This was disclosed by Tanzanias Health and Social Welfare Deputy Minister, Dr Aisha Kigoda, in an exclusive interview with The Guardian last week in Maputo, Mozambique.
Dr Kigoda was in the Mozambican capital to attend the Second Special Session of the Conference of African ministers for health. The theme of the conference was Universal Access to Comprehensive Sexual and Reproductive Health (SRH) Services in Africa.
We have been asking ourselves why we cant integrate the SRH-related services. The answer has finally come that we should take the integration initiative now, Dr Kigoda said, noting that the time to pool resources for people who need services such as family planning, HIV/AIDS-related attention and sexually transmitted Infections (STIs) was ripe.
She said that, being a developing country with limited recourses, Tanzania needed to embrace such entrepreneurial ideas to attain the continental goal of ensuring comprehensive access to SRH services by its people.

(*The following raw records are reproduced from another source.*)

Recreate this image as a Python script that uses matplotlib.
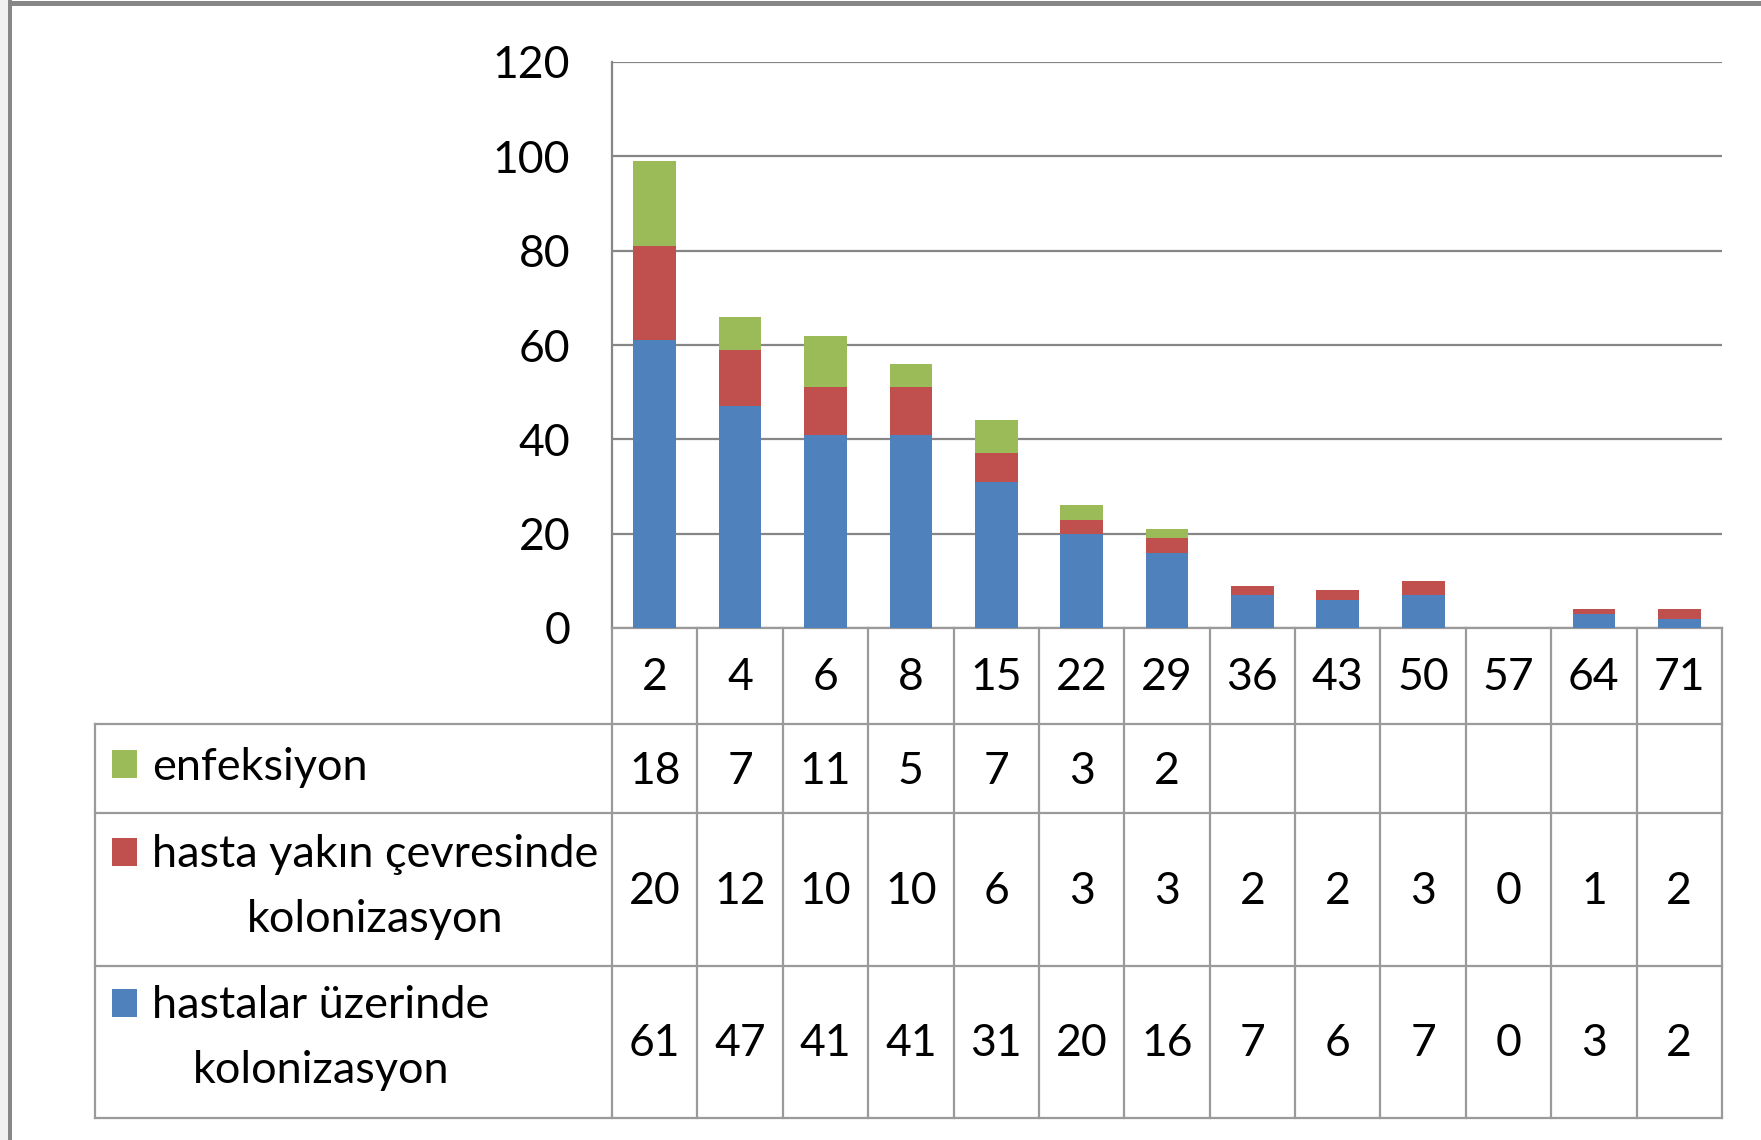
import matplotlib
matplotlib.use('Agg')
import matplotlib.pyplot as plt
import matplotlib.transforms as mtrans
from matplotlib.patches import Rectangle
from matplotlib.lines import Line2D
import numpy as np

# ---------------- data ----------------
categories = ['2', '4', '6', '8', '15', '22', '29', '36', '43', '50', '57', '64', '71']
hastalar = [61, 47, 41, 41, 31, 20, 16, 7, 6, 7, 0, 3, 2]
yakin = [20, 12, 10, 10, 6, 3, 3, 2, 2, 3, 0, 1, 2]
enfeksiyon = [18, 7, 11, 5, 7, 3, 2, None, None, None, None, None, None]
series_labels = ['enfeksiyon', 'hasta yakın çevresinde\nkolonizasyon', 'hastalar üzerinde\nkolonizasyon']
yticks = [0, 20, 40, 60, 80, 100, 120]

BLUE = '#4F81BD'
RED = '#C0504D'
GREEN = '#9BBB59'
GRID = '#868686'
TLINE = '#9a9a9a'
FONT = 'Lato'
FS = 32
FSL = 32.5

W, H = 1761, 1140
plt.rcParams['font.family'] = [FONT, 'DejaVu Sans']

fig = plt.figure(figsize=(W / 100, H / 100), dpi=100)
fig.patch.set_facecolor('white')

def fx(px):
    return px / W

def fy(py):
    return 1 - py / H

# frame decoration
fig.add_artist(Rectangle((0, 0), fx(8), 1, transform=fig.transFigure, color='#f0f0f0', lw=0))
fig.add_artist(Rectangle((fx(8), 0), fx(4), 1, transform=fig.transFigure, color='#878787', lw=0))
fig.add_artist(Rectangle((fx(8), fy(6)), 1, fy(1) - fy(6), transform=fig.transFigure, color='#878787', lw=0))

PL, PR, PT, PB = 612, 1722, 62, 628
ax = fig.add_axes([fx(PL), fy(PB), fx(PR) - fx(PL), (PB - PT) / H])

x = np.arange(len(categories))
h = np.array(hastalar, dtype=float)
y = np.array(yakin, dtype=float)
e = np.array([v if v is not None else 0 for v in enfeksiyon], dtype=float)

bw = 0.5
ax.bar(x, h, width=bw, color=BLUE, zorder=3)
ax.bar(x, y, width=bw, bottom=h, color=RED, zorder=3)
ax.bar(x, e, width=bw, bottom=h + y, color=GREEN, zorder=3)

ax.set_xlim(-0.5, len(categories) - 0.5)
ax.set_ylim(0, 120)
ax.set_yticks(yticks)
ax.set_yticklabels([str(t) for t in yticks], fontsize=FS)
ax.tick_params(axis='y', length=0, pad=30)
ax.set_xticks([])
ax.yaxis.grid(True, color=GRID, lw=1.6, zorder=0)
ax.set_axisbelow(True)
for s in ['top', 'right']:
    ax.spines[s].set_visible(False)
ax.spines['left'].set_color(GRID)
ax.spines['left'].set_linewidth(1.6)
ax.spines['bottom'].set_color(TLINE)
ax.spines['bottom'].set_linewidth(1.6)

# ---------------- data table ----------------
trans = mtrans.blended_transform_factory(ax.transData, fig.transFigure)
TL = 95
rows_y = [628, 724, 813, 966, 1118]

def hline(x0px, x1px, ypx):
    fig.add_artist(Line2D([fx(x0px), fx(x1px)], [fy(ypx), fy(ypx)], transform=fig.transFigure,
                          color=TLINE, lw=1.6))

for ry in rows_y[1:]:
    hline(TL, PR, ry)
# vertical lines
fig.add_artist(Line2D([fx(TL), fx(TL)], [fy(724), fy(1118)], transform=fig.transFigure, color=TLINE, lw=1.6))
for k in range(len(categories) + 1):
    xb = k - 0.5
    fig.add_artist(Line2D([xb, xb], [fy(628), fy(1118)], transform=trans, color=TLINE, lw=1.6))

# category labels
for i, c in enumerate(categories):
    fig.text(i, fy(678), c, transform=trans, ha='center', va='center', fontsize=FS)

row_centers = [771, 891, 1044]
row_values = [enfeksiyon, yakin, hastalar]
for rc, vals in zip(row_centers, row_values):
    for i, v in enumerate(vals):
        if v is None:
            continue
        fig.text(i, fy(rc), str(v), transform=trans, ha='center', va='center', fontsize=FS)

# row labels with legend keys
colors = [GREEN, RED, BLUE]
key_tops = [750, 838, 989]
text_centers = [767, 887, 1038]
for lab, col, kt, tc in zip(series_labels, colors, key_tops, text_centers):
    fig.add_artist(Rectangle((fx(112), fy(kt + 28)), fx(137) - fx(112), 28 / H,
                             transform=fig.transFigure, color=col, lw=0))
    fig.text(fx(152), fy(tc), lab, ha='left', va='center', multialignment='center',
             fontsize=FSL, linespacing=1.7)

fig.savefig('out.png', dpi=100, facecolor='white')
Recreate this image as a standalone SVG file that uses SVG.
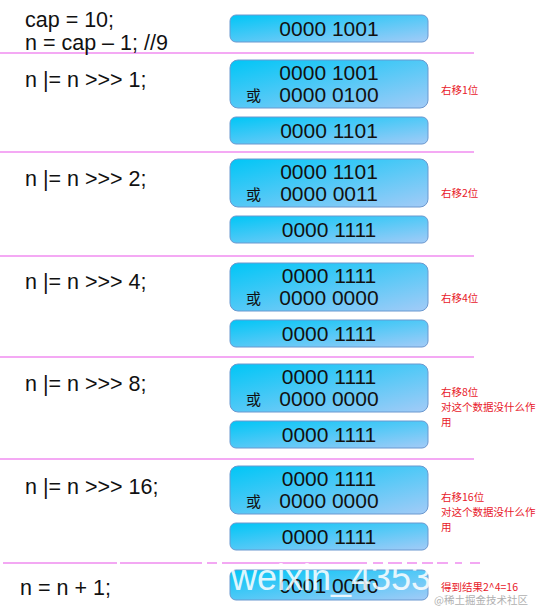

For sure, there is no reason for separating the departments that deal with, say, HIV/AIDS, SRH issues, STIs, or even tuberculosis (TB), she said.
One of the impacts of separating them is, for instance, people seeking for HIV-related services, feel shy to attend their designated health centres fearing they could be seen by others and therefore become targets of stigmatisation and denial.
The minister also hinted about the need to review the health budget to cover all issues under SRH programmes.
The adoption of this African Union plan of action provides that, we, as Tanzanian government, need to decide how we can match the recommendations adopted, she said.
She said the challenge ahead of her ministry was to figure out how the health budget would be increased to cater for issues such as human resources development, advocacy and publicity of SRH issues.
We must eliminate the myth that talking about sexuality on family level was unethical. Rather, we have to go beyond information about sex and other related matters that are part and parcel of our daily life, she noted.
The ultimate goal of the Maputo Plan of Action was for African governments, civil societies and the private sector and development partners to join forces and implement the continental policy on access to SRH by 2015.